Styrax (Pure and Natural)
Styrax, occasionally called Storax, is a natural balsam (see Part One of this work: Balsam), formed as a pathological product in the sapwood and bark tissues of Liquidambar Orientalis, a medium-sized tree native to Asia Minor and the surrounding islands. The name Liquidambar is derived from the French “liquid ambre”. The tree is wildgrowing, and does not have to be felled in order to yield styrax. The bark is removed spotwise, and the sapwood is deliberately injured. Styrax is formed and collected in cans below the wounds or scraped off the wound. The peeled bark can be boiled in water to yield an additional amount of styrax.

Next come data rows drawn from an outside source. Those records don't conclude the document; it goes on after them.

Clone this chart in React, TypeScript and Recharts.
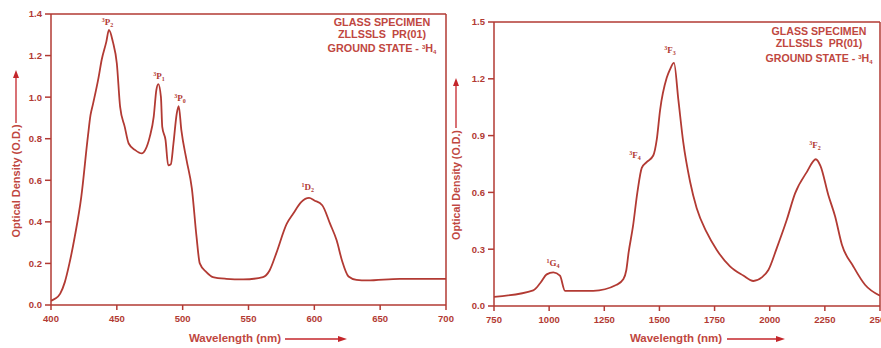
import React from 'react';
import { LineChart, Line, XAxis, YAxis, ReferenceLine, ReferenceDot } from 'recharts';

// visible region spectrum (nm, O.D.)
const visWavelength = [400, 403, 407, 410.5, 414, 418, 423, 428, 430, 432, 436, 438.5, 442, 444, 447, 450, 452.5, 456, 459, 464, 469, 471.5, 475, 478, 480, 481.5, 483.5, 484.5, 487, 489, 491, 493, 495.5, 497, 499, 503, 507, 510.5, 513, 518, 523, 533, 546, 561, 566, 571, 579, 584, 590, 596, 600, 606, 612, 617, 621, 626, 632, 640, 665, 700];
const visDensity = [0.02, 0.03, 0.055, 0.11, 0.2, 0.327, 0.52, 0.81, 0.913, 0.97, 1.09, 1.18, 1.266, 1.323, 1.266, 1.162, 0.953, 0.857, 0.777, 0.745, 0.729, 0.745, 0.809, 0.905, 1.034, 1.063, 1.0, 0.857, 0.793, 0.672, 0.677, 0.777, 0.921, 0.957, 0.841, 0.696, 0.56, 0.33, 0.2, 0.158, 0.134, 0.126, 0.123, 0.134, 0.166, 0.247, 0.39, 0.44, 0.495, 0.515, 0.503, 0.48, 0.39, 0.31, 0.214, 0.137, 0.121, 0.118, 0.126, 0.126];
const visTicksX = [400, 450, 500, 550, 600, 650, 700];
const visTicksY = [0, 0.2, 0.4, 0.6, 0.8, 1.0, 1.2, 1.4];
const visPeaks = [
  { sup: '3', term: 'P', sub: '2', wl: 443, od: 1.36 },
  { sup: '3', term: 'P', sub: '1', wl: 482, od: 1.1 },
  { sup: '3', term: 'P', sub: '0', wl: 498, od: 0.995 },
  { sup: '1', term: 'D', sub: '2', wl: 595, od: 0.566 },
];

// NIR region spectrum
const nirWavelength = [750, 928, 959, 989, 1019, 1049, 1072, 1200, 1306, 1336, 1350, 1360, 1380, 1400, 1420, 1442, 1472, 1488, 1503, 1533, 1548, 1566, 1586, 1608, 1639, 1669, 1714, 1760, 1820, 1880, 1926, 1964, 1994, 2032, 2077, 2115, 2168, 2209, 2230, 2266, 2296, 2327, 2379, 2432, 2500];
const nirDensity = [0.048, 0.083, 0.12, 0.167, 0.178, 0.16, 0.08, 0.08, 0.112, 0.141, 0.19, 0.28, 0.42, 0.6, 0.73, 0.76, 0.795, 0.88, 1.035, 1.205, 1.25, 1.284, 1.087, 0.865, 0.656, 0.516, 0.39, 0.296, 0.209, 0.161, 0.132, 0.151, 0.19, 0.306, 0.454, 0.595, 0.707, 0.775, 0.74, 0.585, 0.475, 0.325, 0.209, 0.112, 0.054];
const nirTicksX = [750, 1000, 1250, 1500, 1750, 2000, 2250, 2500];
const nirTicksY = [0, 0.3, 0.6, 0.9, 1.2, 1.5];
const nirPeaks = [
  { sup: '1', term: 'G', sub: '4', wl: 1017, od: 0.226 },
  { sup: '3', term: 'F', sub: '4', wl: 1389, od: 0.797 },
  { sup: '3', term: 'F', sub: '3', wl: 1548, od: 1.35 },
  { sup: '3', term: 'F', sub: '2', wl: 2205, od: 0.849 },
];

const specimen = ['GLASS SPECIMEN', 'ZLLSSLS  PR(01)', 'GROUND STATE - '];

const RED = '#b23a33';
const TEXT = '#c0473f';
const ARROW = '#c4262b';
const SANS = "Arial, 'Liberation Sans', sans-serif";
const SERIF = "'Times New Roman', 'Liberation Serif', serif";

const zip = (xs: number[], ys: number[]) => xs.map((wl, i) => ({ wl, od: ys[i] }));

const PeakLabel = ({ cx, cy, p }: any) => (
  <text x={cx} y={cy + 3} textAnchor="middle" fill={RED} fontFamily={SERIF} fontWeight="bold" fontSize={9}>
    <tspan fontSize={6} dy={-3}>{p.sup}</tspan>
    <tspan dy={3}>{p.term}</tspan>
    <tspan fontSize={6} dy={2}>{p.sub}</tspan>
  </text>
);

const tickStyle = { fill: RED, fontSize: 9.5, fontWeight: 'bold', fontFamily: SANS };

function Spectrum({ data, ticksX, ticksY, peaks, width, height, margin, yWidth }: any) {
  const xMin = ticksX[0];
  const xMax = ticksX[ticksX.length - 1];
  const yMax = ticksY[ticksY.length - 1];
  return (
    <LineChart width={width} height={height} data={data} margin={margin}>
      <XAxis
        type="number"
        dataKey="wl"
        domain={[xMin, xMax]}
        ticks={ticksX}
        interval={0}
        allowDataOverflow
        stroke={RED}
        strokeWidth={1.5}
        tick={tickStyle}
        tickSize={5}
        tickMargin={5}
        height={20}
      />
      <YAxis
        type="number"
        domain={[0, yMax]}
        ticks={ticksY}
        interval={0}
        stroke={RED}
        strokeWidth={1.5}
        tick={tickStyle}
        tickSize={6}
        tickMargin={3}
        tickFormatter={(v: number) => v.toFixed(1)}
        width={yWidth}
      />
      <ReferenceLine y={yMax} stroke={RED} strokeWidth={1.5} />
      <ReferenceLine x={xMax} stroke={RED} strokeWidth={1.5} />
      <Line
        type="monotone"
        dataKey="od"
        stroke={RED}
        strokeWidth={1.8}
        dot={false}
        isAnimationActive={false}
      />
      {peaks.map((p: any) => (
        <ReferenceDot key={p.term + p.sub} x={p.wl} y={p.od} r={0} shape={(props: any) => <PeakLabel {...props} p={p} />} />
      ))}
    </LineChart>
  );
}

function Overlay() {
  const yTitle = (x: number, cy: number, bottom: number, arrowTip: number, size: number) => (
    <g>
      <text x={x} y={cy} transform={`rotate(-90 ${x} ${cy})`} textAnchor="middle" dominantBaseline="central"
        fill={TEXT} fontFamily={SANS} fontWeight="bold" fontSize={size}>Optical Density (O.D.)</text>
      <line x1={x} y1={bottom} x2={x} y2={arrowTip + 6} stroke={ARROW} strokeWidth={1.3} />
      <polygon points={`${x - 3},${arrowTip + 8} ${x + 3},${arrowTip + 8} ${x},${arrowTip}`} fill={ARROW} />
    </g>
  );
  const xTitle = (cx: number, y: number, start: number, tip: number) => (
    <g>
      <text x={cx} y={y} textAnchor="middle" dominantBaseline="central" fill={TEXT} fontFamily={SANS} fontWeight="bold" fontSize={11.5}>Wavelength (nm)</text>
      <line x1={start} y1={y + 1} x2={tip - 6} y2={y + 1} stroke={ARROW} strokeWidth={1.3} />
      <polygon points={`${tip - 9},${y - 2} ${tip - 9},${y + 4} ${tip},${y + 1}`} fill={ARROW} />
    </g>
  );
  const specimenBlock = (cx: number, ys: number[], size: number) => (
    <g fill={TEXT} fontFamily={SANS} fontWeight="bold" fontSize={size} textAnchor="middle">
      <text x={cx} y={ys[0]}>{specimen[0]}</text>
      <text x={cx} y={ys[1]} style={{ whiteSpace: 'pre' }}>{specimen[1]}</text>
      <text x={cx} y={ys[2]}>
        {specimen[2]}
        <tspan fontSize={6} dy={-3}>3</tspan>
        <tspan dy={3}>H</tspan>
        <tspan fontSize={6} dy={2}>4</tspan>
      </text>
    </g>
  );
  return (
    <svg width={881} height={348} style={{ position: 'absolute', left: 0, top: 0, pointerEvents: 'none' }}>
      {yTitle(16, 181, 123, 70, 11)}
      {yTitle(456, 185, 128, 78, 10.7)}
      {xTitle(235, 338, 285, 347)}
      {xTitle(676, 338, 727, 785)}
      {specimenBlock(382, [26, 38, 52], 10.8)}
      {specimenBlock(819, [35, 47, 62], 10.6)}
    </svg>
  );
}

export default function App() {
  const visData = zip(visWavelength, visDensity);
  const nirData = zip(nirWavelength, nirDensity);
  return (
    <div style={{ position: 'absolute', left: 0, top: 0, width: 881, height: 348, background: '#fff', overflow: 'hidden' }}>
      <div style={{ position: 'absolute', left: 0, top: 0 }}>
        <Spectrum data={visData} ticksX={visTicksX} ticksY={visTicksY} peaks={visPeaks}
          width={460} height={348} margin={{ top: 14, right: 14, bottom: 23, left: 0 }} yWidth={51} />
      </div>
      <div style={{ position: 'absolute', left: 440, top: 0 }}>
        <Spectrum data={nirData} ticksX={nirTicksX} ticksY={nirTicksY} peaks={nirPeaks}
          width={441} height={348} margin={{ top: 22, right: 1, bottom: 22, left: 0 }} yWidth={54} />
      </div>
      <Overlay />
    </div>
  );
}
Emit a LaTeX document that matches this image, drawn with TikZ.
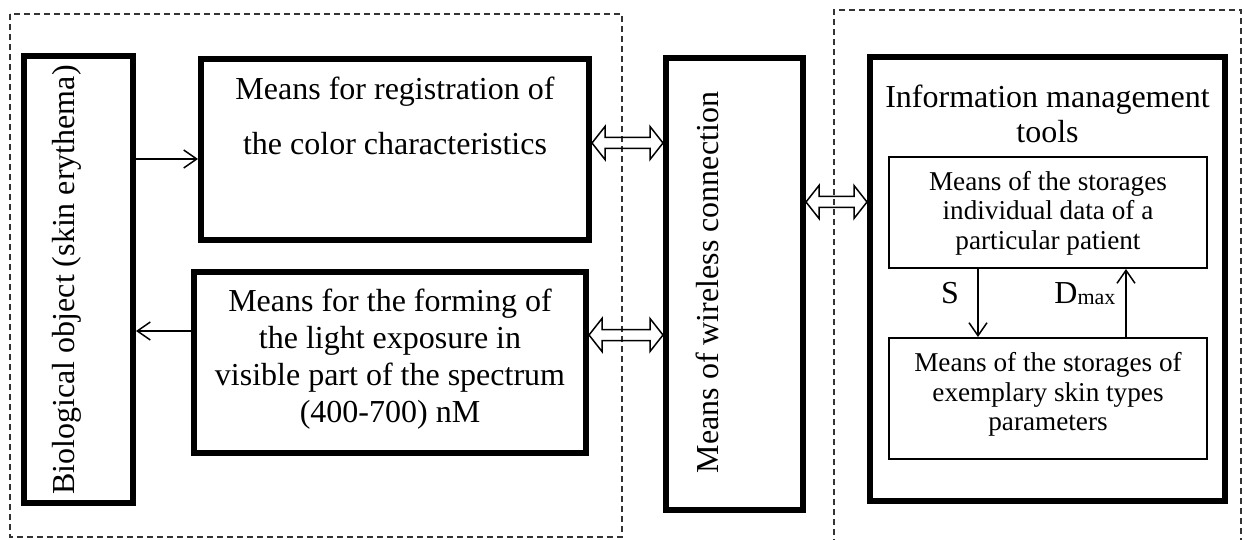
\documentclass[tikz,border=0pt]{standalone}
\usepackage{fontspec}
\setmainfont{Liberation Serif}
\usetikzlibrary{arrows.meta,calc}
\tikzset{
  thickbox/.style={draw, line width=3pt, rectangle, inner sep=0pt},
  thinbox/.style={draw, line width=1pt, rectangle, inner sep=0pt},
  dashbox/.style={line width=0.7pt, dash pattern=on 3pt off 2pt, draw=black!80},
  txt/.style={inner sep=0pt, align=center},
  arr/.style={line width=0.75pt, -{Straight Barb[length=6.5pt,width=9pt]}},
  dblarr/.style={line width=0.75pt, line join=miter},
}
\newcommand{\bigfont}{\fontsize{16}{18.5}\selectfont}
\begin{document}
\begin{tikzpicture}[x=0.5pt,y=-0.5pt]
\useasboundingbox (0,0) rectangle (1244,540);
% dashed groups
\draw[dashbox] (10,14) rectangle (622,537);
\draw[dashbox] (834,545) -- (834,10) -- (1241,10) -- (1241,545);
% boxes
\node[thickbox, minimum width=54.5pt, minimum height=223.5pt] (bio) at (78.5,279.5) {};
\node[thickbox, minimum width=194pt, minimum height=90.5pt] (reg) at (395,149.5) {};
\node[thickbox, minimum width=196pt, minimum height=90.5pt] (form) at (390,362.5) {};
\node[thickbox, minimum width=68.5pt, minimum height=226pt] (wire) at (734.5,284) {};
\node[thickbox, minimum width=177.5pt, minimum height=222pt] (info) at (1047.5,279) {};
\node[thinbox, minimum width=159pt, minimum height=55.5pt] (st1) at (1048,212.5) {};
\node[thinbox, minimum width=159pt, minimum height=60.5pt] (st2) at (1048,398.5) {};
% texts
\node[txt, rotate=90, font=\bigfont] (biotxt) at (66.5,280) {Biological object (skin erythema)};
\node[txt, font={\fontsize{16}{27.5}\selectfont}] (regtxt) at (395,115.6) {Means for registration of\\the color characteristics};
\node[txt, font={\fontsize{16}{18.5}\selectfont}] (formtxt) at (390,359.5) {Means for the forming of\\the light exposure in\\visible part of the spectrum\\(400-700) nM};
\node[txt, rotate=90, font=\bigfont] (wiretxt) at (707.5,282.5) {Means of wireless connection};
\node[txt, font={\fontsize{16}{17.5}\selectfont}] (infotxt) at (1047.5,113.75) {Information management\\tools};
\node[txt, font={\fontsize{13.6}{14.75}\selectfont}] (st1txt) at (1048,213.3) {Means of the storages\\individual data of a\\particular patient};
\node[txt, font={\fontsize{13.6}{14.75}\selectfont}] (st2txt) at (1048,394.8) {Means of the storages of\\exemplary skin types\\parameters};
\node[txt, font=\bigfont] (slab) at (950,293) {S};
\node[txt, font=\bigfont, anchor=base west] (dlab) at (1054,303) {D{\fontsize{11}{11}\selectfont\raisebox{-1pt}{max}}};
% single arrows
\coordinate (ya) at (0,159);
\coordinate (yb) at (0,331);
\coordinate (xs) at (978,0);
\coordinate (xd) at (1126,0);
\draw[arr] (bio.east |- ya) -- (reg.west |- ya);
\draw[arr] (form.west |- yb) -- (bio.east |- yb);
\draw[arr] (st1.south -| xs) -- (st2.north -| xs);
\draw[arr] (st2.north -| xd) -- (st1.south -| xd);
% double arrows
\coordinate (y1) at (0,143);
\coordinate (y2) at (0,335);
\coordinate (y3) at (0,202);
\newcommand{\dblpath}[2]{%
  \draw[dblarr] let \p1=(#1), \p2=(#2) in
    (\x1,\y1) -- (\x1+6.5pt,\y1+8.25pt) -- (\x1+6.5pt,\y1+2.75pt) -- (\x2-6.5pt,\y1+2.75pt)
    -- (\x2-6.5pt,\y1+8.25pt) -- (\x2,\y1) -- (\x2-6.5pt,\y1-8.25pt) -- (\x2-6.5pt,\y1-2.75pt)
    -- (\x1+6.5pt,\y1-2.75pt) -- (\x1+6.5pt,\y1-8.25pt) -- cycle;}
\dblpath{reg.east |- y1}{wire.west |- y1}
\dblpath{form.east |- y2}{wire.west |- y2}
\dblpath{wire.east |- y3}{info.west |- y3}
\end{tikzpicture}
\end{document}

Extraction with alcohol (ethyl alcohol or rarely, methyl alcohol). Several extractions are necessary if the water content is high. The alcoholic extracts are subsequently dried with anhydrous sodium sulfate or the like prior to evaporation of the extract in mild vacuum. This leads to a so-called “resin-absolute” of styrax. Absolute of Styrax is alcohol-soluble, comparatively pale in color, and truly representative of the natural raw material in odor.
It blends excellently with coumarin and its derivatives, with cyclamal, linalool, terpineol, anisaldehyde, ylang-ylang, jasmin bases, ionones and methylionones, etc., etc. The spicy note is derived from cinnamic alcohol and its esters, and from traces of cinnamal formed by oxidation of the cinnamic alcohol.